Confusion 2: Calling a logo a brand identity. A logo is one element of a visual identity. A visual identity is one component of brand identity. Brand identity is one layer of the full brand. Knowing this prevents you from thinking the work is done when it has barely started.
Confusion 3: Treating brand design as one-off work. Brand design is ongoing. The identity system is the infrastructure. The design work is the output that the infrastructure enables, and it never stops.
Confusion 4: Skipping strategy because it does not feel tangible. Strategy feels expensive and abstract until you see what happens when you skip it. Inconsistent messaging, positioning that shifts with every new hire, a sales team and a marketing team describing the same product in completely different terms. That is what strategy was supposed to prevent.
If you are briefing an agency or freelancer on brand work, here are the questions that will sharpen the scope fast: Are we starting from scratch, or does a strategy already exist? If no strategy exists, the first deliverable should be a brand platform, not a logo. Do we have an identity system or just artefacts? If you have a logo and colours but no documented system, you need identity work before more design work.
What surfaces are we designing for right now? This tells you how much brand design you need in the first engagement versus what can come later. Who will be executing brand design after this engagement ends? If it is an internal team, they need a system they can actually use. That changes what "identity" deliverables need to look like.

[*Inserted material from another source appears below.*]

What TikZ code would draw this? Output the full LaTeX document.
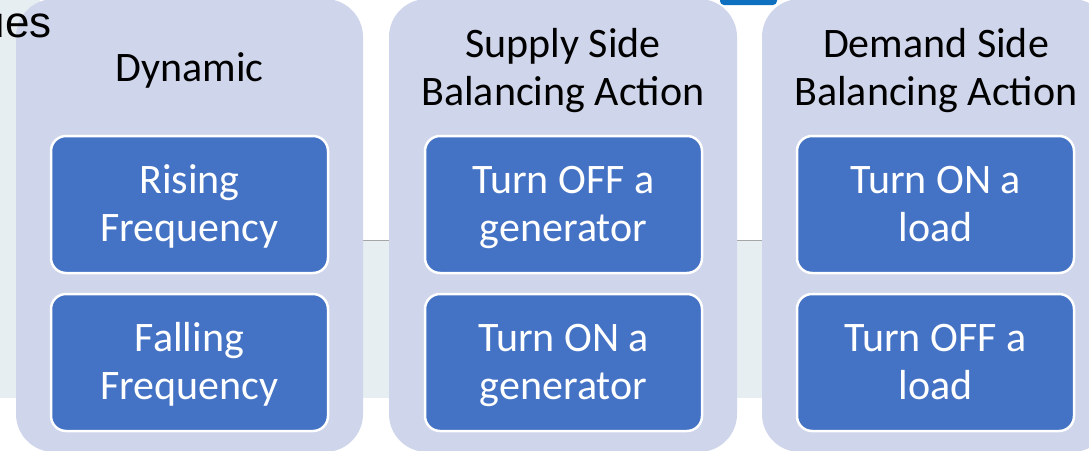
\documentclass[tikz,border=0pt]{standalone}
\usepackage{fontspec}
\setmainfont{Carlito}
\newfontfamily\arialfont{Liberation Sans}
\definecolor{lavender}{HTML}{CFD5EA}
\definecolor{boxblue}{HTML}{4472C4}
\definecolor{bandgray}{HTML}{E7EEF1}
\definecolor{rulegray}{HTML}{A6A6A6}
\definecolor{tabblue}{HTML}{1070C0}
% fixed line strut so every text block is centred the same way
\newcommand{\ls}{\rule[-11pt]{0pt}{47.5pt}}
\tikzset{
  column/.style={fill=lavender, draw=none, rounded corners=38pt},
  heading/.style={align=center, text=black, inner sep=0pt,
    font=\fontsize{42}{48.5}\selectfont},
  actionbox/.style={fill=boxblue, draw=white, line width=2.5pt,
    rounded corners=15pt, minimum width=277pt, minimum height=137pt,
    align=center, text=white, inner sep=0pt,
    font=\fontsize{42}{47.5}\selectfont},
}
\begin{document}
\begin{tikzpicture}[x=1pt,y=-1pt]
  \useasboundingbox (0,0) rectangle (1089,450);
  \clip (0,0) rectangle (1089,450);
  % slide background
  \fill[white] (0,0) rectangle (1089,450);
  \fill[bandgray] (0,0) rectangle (40,398);
  \fill[bandgray] (0,241) rectangle (1089,398);
  \draw[rulegray, line width=1.5pt] (40,240.5) -- (1089,240.5);
  \fill[tabblue, rounded corners=4pt] (720,-10) rectangle (777,5);
  % three columns
  \fill[column] (16,-1) rectangle (363,452);
  \fill[column] (389,-1) rectangle (737,452);
  \fill[column] (762,-1) rectangle (1110,452);
  % title fragment lying over the first column
  \node[anchor=base east, inner sep=0pt, font=\arialfont\fontsize{44}{50}\selectfont]
    (ues) at (52,37) {ues};
  % headings
  \node[heading] (h1) at (189.5,68.25) {\ls Dynamic\ls};
  \node[heading] (h2) at (563,68.5) {\ls Supply Side\ls\\\ls Balancing Action\ls};
  \node[heading] (h3) at (936,68.5) {\ls Demand Side\ls\\\ls Balancing Action\ls};
  % action boxes
  \node[actionbox] (a1) at (189.5,204.5) {\ls Rising\ls\\\ls Frequency\ls};
  \node[actionbox] (a2) at (189.5,362.5) {\ls Falling\ls\\\ls Frequency\ls};
  \node[actionbox] (b1) at (563.5,204.5) {\ls Turn OFF a\ls\\\ls generator\ls};
  \node[actionbox] (b2) at (563.5,362.5) {\ls Turn ON a\ls\\\ls generator\ls};
  \node[actionbox] (c1) at (935.5,204.5) {\ls Turn ON a\ls\\\ls load\ls};
  \node[actionbox] (c2) at (935.5,362.5) {\ls Turn OFF a\ls\\\ls load\ls};
\end{tikzpicture}
\end{document}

Good brand identity services will walk you through these questions before quoting anything. If someone jumps straight to deliverables without understanding your strategic foundation, that is worth slowing down for.
If you are a founder scoping brand work for the first time or trying to figure out why your existing brand is not working the way you expected, start by identifying which layer is actually missing. That will tell you exactly what to go fix.